The new response systems offer tremendous value for students and provide an incredible amount of support for instructors. Professors not only can tailor when and how questions are posed in their lectures, but they can see who is responding, who is answering correctly and then track it all for future use or even as part of a grading system. It is a huge spike in involvement from students due to the interactive student keypads.
“You have proof of it, because the software archives this, and you can see which student responded and for how long they thought about a question,” Spors says. “It allows you to follow up and directly send an email to the students if you see something is not going right. It also flags a student’s participation through the interactive student voting system.
Spors says that from the software, instructors can get a weekly report that shows which students are achieving through their responses and which ones are struggling. It also can measure of the effectiveness of the instructor’s questions and “whether you have to go in and explain [a concept] again or not.”
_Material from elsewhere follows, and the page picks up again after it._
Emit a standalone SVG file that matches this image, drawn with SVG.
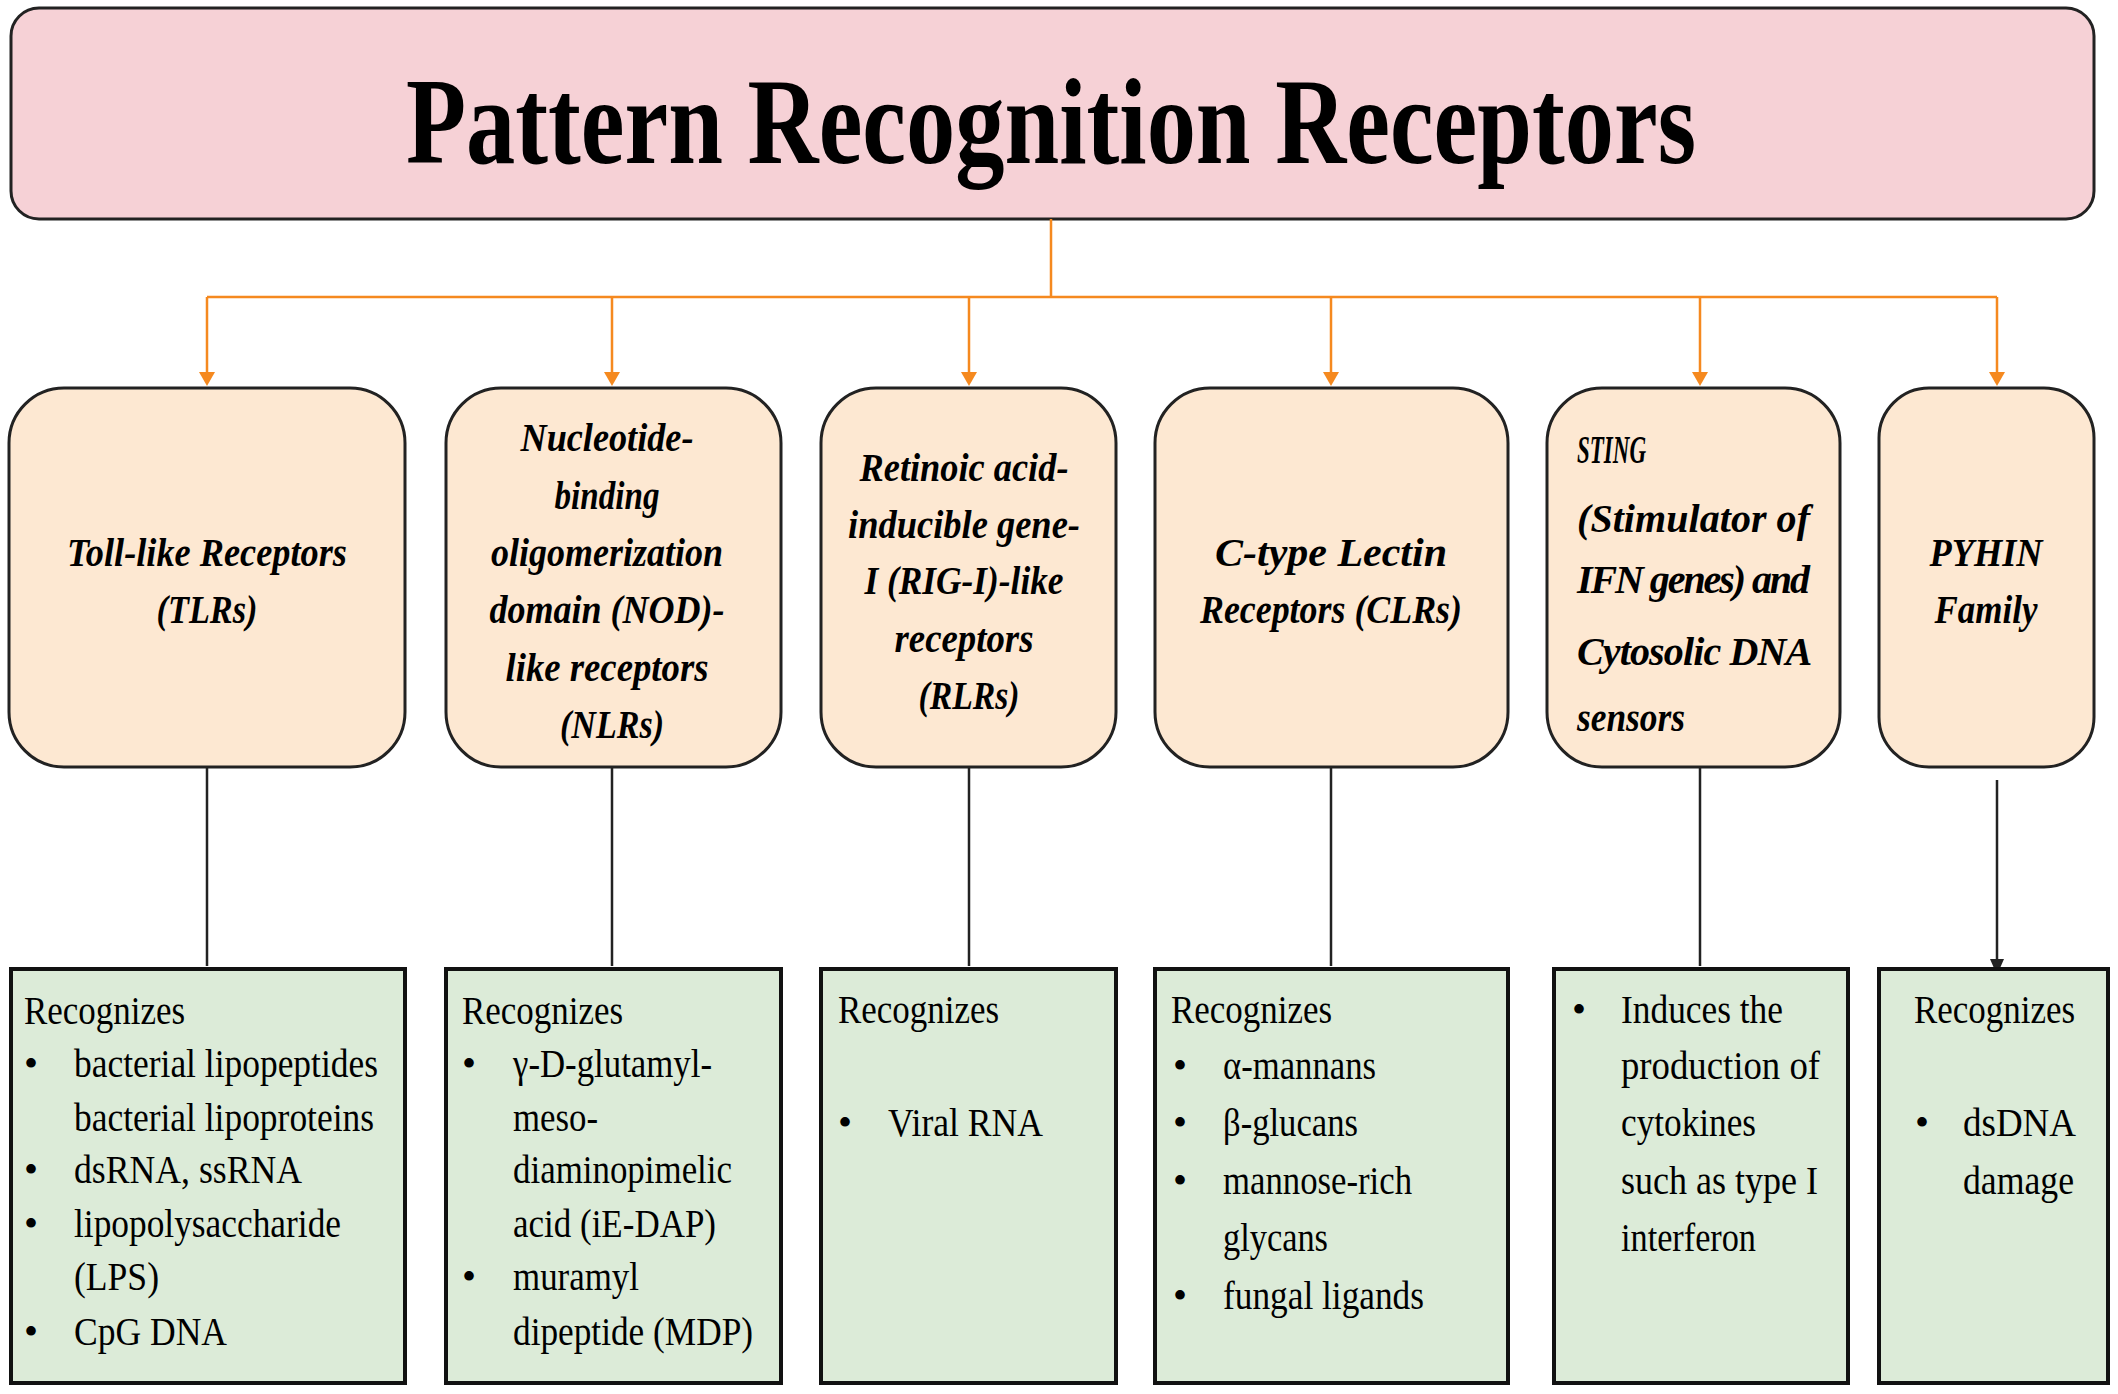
<svg xmlns="http://www.w3.org/2000/svg" width="2118" height="1394" viewBox="0 0 2118 1394">
<style>
.t{font-family:"Liberation Serif",serif;font-weight:bold;font-size:122px;fill:#000}
.h{font-family:"Liberation Serif",serif;font-weight:bold;font-style:italic;font-size:40px;fill:#000}
.b{font-family:"Liberation Serif",serif;font-size:40px;fill:#000}
.up{fill:#fde8d2;stroke:#222;stroke-width:3}
.lo{fill:#dcebd8;stroke:#111;stroke-width:4}
.oc{stroke:#f5891f;stroke-width:2.5;fill:none}
.bc{stroke:#222;stroke-width:2.5;fill:none}
</style>
<defs>
<marker id="ao" markerWidth="10" markerHeight="10" refX="8" refY="5" orient="auto" markerUnits="userSpaceOnUse"><path d="M0,0 L10,5 L0,10 z" fill="#f5891f" transform="scale(1.6) translate(-3,-2)"/></marker>
<marker id="ab" markerWidth="18" markerHeight="14" refX="16" refY="7" orient="auto" markerUnits="userSpaceOnUse"><path d="M0,0 L16,7 L0,14 z" fill="#222"/></marker>
</defs>
<g id="title"><rect x="11" y="8" width="2083" height="211" rx="28" fill="#f6d1d6" stroke="#222" stroke-width="3"/>
<text class="t" x="1051" y="163" text-anchor="middle" textLength="1290" lengthAdjust="spacingAndGlyphs">Pattern Recognition Receptors</text></g>
<g id="connectors">
<path class="oc" d="M1051,219 V297 M207,297 H1997"/>
<g fill="#f5891f">
<path d="M207,297V372"/><path d="M199,372 L215,372 L207,386 z"/>
<path d="M612,297V372"/><path d="M604,372 L620,372 L612,386 z"/>
<path d="M969,297V372"/><path d="M961,372 L977,372 L969,386 z"/>
<path d="M1331,297V372"/><path d="M1323,372 L1339,372 L1331,386 z"/>
<path d="M1700,297V372"/><path d="M1692,372 L1708,372 L1700,386 z"/>
<path d="M1997,297V372"/><path d="M1989,372 L2005,372 L1997,386 z"/>
</g>
<path class="oc" d="M207,297V374 M612,297V374 M969,297V374 M1331,297V374 M1700,297V374 M1997,297V374"/>
<path class="bc" d="M207,767V966 M612,767V966 M969,767V966 M1331,767V966 M1700,767V966 M1997,780V975" marker-end="url(#ab)"/>
</g>
<g id="tlr"><rect class="up" x="9" y="388" width="396" height="379" rx="55"/>
<text class="h" text-anchor="middle"><tspan x="207" y="566" textLength="280" lengthAdjust="spacingAndGlyphs">Toll-like Receptors</tspan><tspan x="207" y="623" textLength="101" lengthAdjust="spacingAndGlyphs">(TLRs)</tspan></text></g>
<g id="nlr"><rect class="up" x="446" y="388" width="335" height="379" rx="55"/>
<text class="h" text-anchor="middle">
<tspan x="612" y="451" textLength="173" lengthAdjust="spacingAndGlyphs">Nucleotide-</tspan>
<tspan x="612" y="509" textLength="105" lengthAdjust="spacingAndGlyphs">binding</tspan>
<tspan x="612" y="566" textLength="232" lengthAdjust="spacingAndGlyphs">oligomerization</tspan>
<tspan x="612" y="623" textLength="235" lengthAdjust="spacingAndGlyphs">domain (NOD)-</tspan>
<tspan x="612" y="681" textLength="203" lengthAdjust="spacingAndGlyphs">like receptors</tspan>
<tspan x="612" y="738" textLength="104" lengthAdjust="spacingAndGlyphs">(NLRs)</tspan></text></g>
<g id="rlr"><rect class="up" x="821" y="388" width="295" height="379" rx="55"/>
<text class="h" text-anchor="middle">
<tspan x="969" y="481" textLength="209" lengthAdjust="spacingAndGlyphs">Retinoic acid-</tspan>
<tspan x="969" y="538" textLength="232" lengthAdjust="spacingAndGlyphs">inducible gene-</tspan>
<tspan x="969" y="594" textLength="199" lengthAdjust="spacingAndGlyphs">I (RIG-I)-like</tspan>
<tspan x="969" y="652" textLength="139" lengthAdjust="spacingAndGlyphs">receptors</tspan>
<tspan x="969" y="709" textLength="101" lengthAdjust="spacingAndGlyphs">(RLRs)</tspan></text></g>
<g id="clr"><rect class="up" x="1155" y="388" width="353" height="379" rx="55"/>
<text class="h" text-anchor="middle"><tspan x="1331" y="566" textLength="232" lengthAdjust="spacingAndGlyphs">C-type Lectin</tspan><tspan x="1331" y="623" textLength="262" lengthAdjust="spacingAndGlyphs">Receptors (CLRs)</tspan></text></g>
<g id="sting"><rect class="up" x="1547" y="388" width="293" height="379" rx="55"/>
<text class="h">
<tspan x="1577" y="463" textLength="69" lengthAdjust="spacingAndGlyphs">STING</tspan>
<tspan x="1577" y="532" textLength="233" lengthAdjust="spacing">(Stimulator   of</tspan>
<tspan x="1577" y="593" textLength="233" lengthAdjust="spacing">IFN genes) and</tspan>
<tspan x="1577" y="665" textLength="233" lengthAdjust="spacing">Cytosolic   DNA</tspan>
<tspan x="1577" y="731" textLength="108" lengthAdjust="spacingAndGlyphs">sensors</tspan></text></g>
<g id="pyhin"><rect class="up" x="1879" y="388" width="215" height="379" rx="50"/>
<text class="h" text-anchor="middle"><tspan x="1986" y="566" textLength="113" lengthAdjust="spacingAndGlyphs">PYHIN</tspan><tspan x="1986" y="623" textLength="103" lengthAdjust="spacingAndGlyphs">Family</tspan></text></g>
<g id="tlr-ligands"><rect class="lo" x="11" y="969" width="394" height="414"/>
<text class="b"><tspan x="24" y="1024" textLength="161" lengthAdjust="spacingAndGlyphs">Recognizes</tspan>
<tspan x="24" y="1077">•</tspan><tspan x="74" y="1077" textLength="304" lengthAdjust="spacingAndGlyphs">bacterial lipopeptides</tspan>
<tspan x="74" y="1131" textLength="300" lengthAdjust="spacingAndGlyphs">bacterial lipoproteins</tspan>
<tspan x="24" y="1183">•</tspan><tspan x="74" y="1183" textLength="226" lengthAdjust="spacingAndGlyphs">dsRNA, ssRNA</tspan>
<tspan x="24" y="1237">•</tspan><tspan x="74" y="1237" textLength="267" lengthAdjust="spacingAndGlyphs">lipopolysaccharide</tspan>
<tspan x="74" y="1290" textLength="85" lengthAdjust="spacingAndGlyphs">(LPS)</tspan>
<tspan x="24" y="1345">•</tspan><tspan x="74" y="1345" textLength="153" lengthAdjust="spacingAndGlyphs">CpG DNA</tspan></text></g>
<g id="nlr-ligands"><rect class="lo" x="446" y="969" width="335" height="414"/>
<text class="b"><tspan x="462" y="1024" textLength="161" lengthAdjust="spacingAndGlyphs">Recognizes</tspan>
<tspan x="462" y="1077">•</tspan><tspan x="513" y="1077" textLength="199" lengthAdjust="spacingAndGlyphs">γ-D-glutamyl-</tspan>
<tspan x="513" y="1131" textLength="85" lengthAdjust="spacingAndGlyphs">meso-</tspan>
<tspan x="513" y="1183" textLength="219" lengthAdjust="spacingAndGlyphs">diaminopimelic</tspan>
<tspan x="513" y="1237" textLength="203" lengthAdjust="spacingAndGlyphs">acid (iE-DAP)</tspan>
<tspan x="462" y="1290">•</tspan><tspan x="513" y="1290" textLength="126" lengthAdjust="spacingAndGlyphs">muramyl</tspan>
<tspan x="513" y="1345" textLength="240" lengthAdjust="spacingAndGlyphs">dipeptide (MDP)</tspan></text></g>
<g id="rlr-ligands"><rect class="lo" x="821" y="969" width="295" height="414"/>
<text class="b"><tspan x="838" y="1023" textLength="161" lengthAdjust="spacingAndGlyphs">Recognizes</tspan>
<tspan x="838" y="1136">•</tspan><tspan x="888" y="1136" textLength="155" lengthAdjust="spacingAndGlyphs">Viral RNA</tspan></text></g>
<g id="clr-ligands"><rect class="lo" x="1155" y="969" width="353" height="414"/>
<text class="b"><tspan x="1171" y="1023" textLength="161" lengthAdjust="spacingAndGlyphs">Recognizes</tspan>
<tspan x="1173" y="1079">•</tspan><tspan x="1223" y="1079" textLength="153" lengthAdjust="spacingAndGlyphs">α-mannans</tspan>
<tspan x="1173" y="1136">•</tspan><tspan x="1223" y="1136" textLength="135" lengthAdjust="spacingAndGlyphs">β-glucans</tspan>
<tspan x="1173" y="1194">•</tspan><tspan x="1223" y="1194" textLength="189" lengthAdjust="spacingAndGlyphs">mannose-rich</tspan>
<tspan x="1223" y="1251" textLength="105" lengthAdjust="spacingAndGlyphs">glycans</tspan>
<tspan x="1173" y="1309">•</tspan><tspan x="1223" y="1309" textLength="201" lengthAdjust="spacingAndGlyphs">fungal ligands</tspan></text></g>
<g id="sting-effects"><rect class="lo" x="1554" y="969" width="294" height="414"/>
<text class="b"><tspan x="1572" y="1023">•</tspan><tspan x="1621" y="1023" textLength="162" lengthAdjust="spacingAndGlyphs">Induces the</tspan>
<tspan x="1621" y="1079" textLength="199" lengthAdjust="spacingAndGlyphs">production of</tspan>
<tspan x="1621" y="1136" textLength="135" lengthAdjust="spacingAndGlyphs">cytokines</tspan>
<tspan x="1621" y="1194" textLength="197" lengthAdjust="spacingAndGlyphs">such as type I</tspan>
<tspan x="1621" y="1251" textLength="135" lengthAdjust="spacingAndGlyphs">interferon</tspan></text></g>
<g id="pyhin-ligands"><rect class="lo" x="1879" y="969" width="229" height="414"/>
<text class="b"><tspan x="1914" y="1023" textLength="161" lengthAdjust="spacingAndGlyphs">Recognizes</tspan>
<tspan x="1915" y="1136">•</tspan><tspan x="1963" y="1136" textLength="111" lengthAdjust="spacingAndGlyphs">dsDNA</tspan>
<tspan x="1963" y="1194" textLength="111" lengthAdjust="spacingAndGlyphs">damage</tspan></text></g>
</svg>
Instructors can give credit for participation. They also can conduct 10-20 question exams through the ARS that are timed or untimed. The options are limitless. But the key, he says, is engagement, not necessarily scoring and grading.
“The overarching goal is to get the students engaged in the material, to talk about the material, to think about the material, and somehow get their feedback,” Spors says. “That is ultimately what they need to do in order to learn. If there is a participation reward, the students are much more likely to bring in the answer, even though they might not be very sure about it. As instructors, this gives us much better feedback on how well certain topics are understood.”
Working the ARS
Spors says the ARS is especially effective in science-based education environments and others where more dynamic two-way dialogue can occur. In his courses, which require teaching a lot of optics concepts and materials, he says it is helpful to be able to elicit real-time responses.
“There’s a lot of didactic material to talk about, a lot of problem-solving going on, that lends itself very well to be in an audience response system,” he says.
Not every lab or lecture is a good fit for ARS. He says high-level clinical education conducted in small groups, where students must comb through a lot of information, likely won’t mesh with a quick question-and-response system. He admits ARS is very valuable but is only one part of a success teaching strategy.
“Technology is only as good as it’s utilized,” Spors says. “It could be done clumsily. It could be completely overdone. It could be done in a way that the students get frustrated. So you have to be careful. You have to know the system. You have to know its limitations. And you don’t want to overdo it. It has to be the right amount.”
But if it’s done right, the benefits far outweigh the drawbacks.
“The system makes a difference in how the students received the material, how they feel about it,” Spors says of his students. “We did get improvement from the prior year when they participated. It’s just one tool, but it’s a pretty useful tool.”